Yamaha has announced four new AV receivers in its RX-V line and CNET compares the key feature differences between them.
Yamaha announced four new AV receivers yesterday in its RX-V line, ranging from the $250 RX-V371 to the $600 RX-V671. Like many other manufacturers, the higher-end RX-V671 offers a host of iPhone/iPod-related features, such as an app to control the receiver and an iPhone/iPod-compatible USB port, but no AirPlay like on the Pioneer VSX-1021-K. Here's a quick look at the key feature differences for the whole line.
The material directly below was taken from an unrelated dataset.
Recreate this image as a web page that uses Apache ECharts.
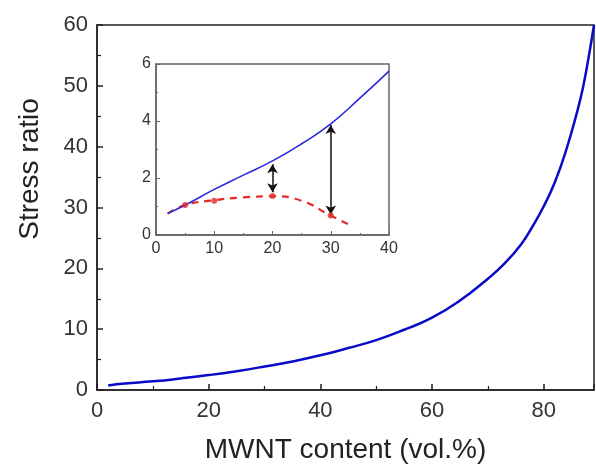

Key features of the Yamaha RX-V371:
- 5.1 AV receiver, 100 watts per channel
- Four HDMI inputs
- 3D video pass-through, standby pass-through, and audio return channel
- Four digital audio inputs (two optical, two coaxial)
- $250 list price; available now
Key step-up features of the Yamaha RX-V471:
- 5.1 AV receiver, 105 watts per channel
- iPhone/iPod compatible USB port
- Yamaha's YPAO automatic speaker calibration
- $380 list price; available at the end of April
Key step-up features of the Yamaha RX-V571:
- 7.1 AV receiver, 105 watts per channel
- Six HDMI inputs, including one front-panel input
- Dolby Pro Logic IIx
- Analog video upconversion and HDMI-to-HDMI upscaling
- $500 list price; available at the end of April
Key step-up features of the Yamaha RX-V671:
- 7.1 AV receiver, 125 watts per channel
- Ethernet port
- DLNA compatible
- Pandora and Rhapsody streaming
- Advanced graphical user interface
- Control via iPhone or Web browser
- Second zone audio
- $600 list price; available at the end of May
The RX-V671 is the most interesting of the bunch, with a full suite of network-enabled features, like we've seen from competitors like the Sony STR-DN1020, Onyko TX-NR609, and Pioneer VSX-1021-K. From a first glance at the spec sheet, the RX-V671 seems to be in the middle of the pack in terms of networking features, with the Onkyo (with its optional $40 wireless dongle) and the Pioneer (built-in AirPlay) standing out from the pack.
It's also worth pointing out that the RX-V671 is the successor to last year's RX-V667, which was our highest-rated midrange receiver. The RX-V667 featured excellent sound quality and a best-in-class user interface, so we're excited to get our hands on a review sample to see if the RX-V671 can improve on its predecessor.